There's quite a few successful blogging projects that have reached the end of their run. Hopefully, you'll just be getting started now - but if you do decide to finish things up and leave a partly done blog online, here's some ways that you might do that with grace and ease.
One reasonable approach, especially if things go completely awry on the first try, is to unpublish the entire weblog. This is harder to do if you have people who have made links to it or a lot of comments that are there, but if a project you're doing gets a start and no traction you can back out if your software supports it. I did this for my brief "Note to Self" weblog, which really didn't belong as a published work in the first place. (Really. What was I thinking?)
A second plan is to write a last post, or a featured post, that describes what happened to the project and how it is that it's on hiatus. You may use this to direct people to the next thing you're working on, or just leave people to review the archives. This is much preferable to just leaving someone hanging in mid-thought with a post that promises more soon, a soon that never comes.

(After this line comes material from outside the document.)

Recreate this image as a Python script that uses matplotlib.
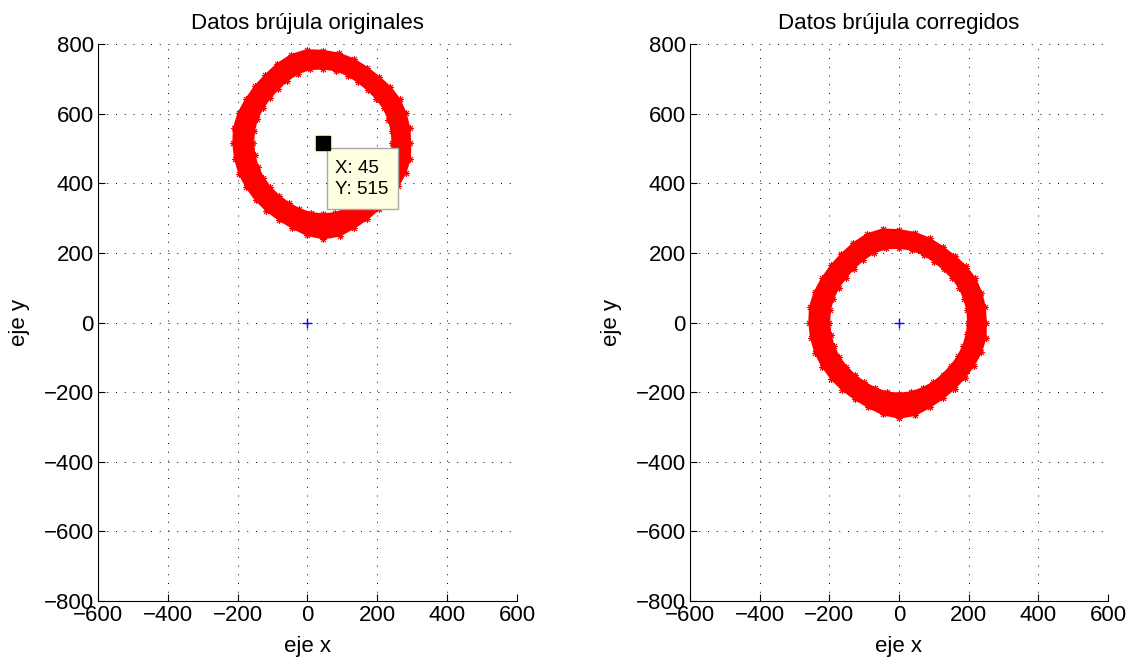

A nice example of the latter is on my friend Kate's "Four Obsessions" weblog. She writes this nice last post for now:
This blog has gone dormant for the time being. Who knows, maybe it'll wake up some day. Or maybe it'll pretend to be a princess and sleep for 100 years...knowing our household allergy to princesses it probably won't be the latter. But for now it's going to enjoy its snooze.
If you really, really miss me (ha!) I'm still updating the Picky Eater Chronicles (as I make progress which, I tell you, is sloooooow) and my books read list (since I have no memory, I have to use it pretty frequently to check and see if I've already read a book.)
This Blogger's Secret weblog was in a similar dormant state for a long time; I had started it in 2008, and posted a few times in 2010, but mostly it was a project defined but just waiting to get the energy to happen. The stored energy in your dormant blog can be a springboard at a later time to restart, or it can be a nice bit of closure to a project well done.
Wordpress uses the terminology "Make this post sticky" to put it on the top of your layout. Typepad says "Feature this post". I don't see a one-step way to do this in Blogger, but you can simply make the most recent post be your last.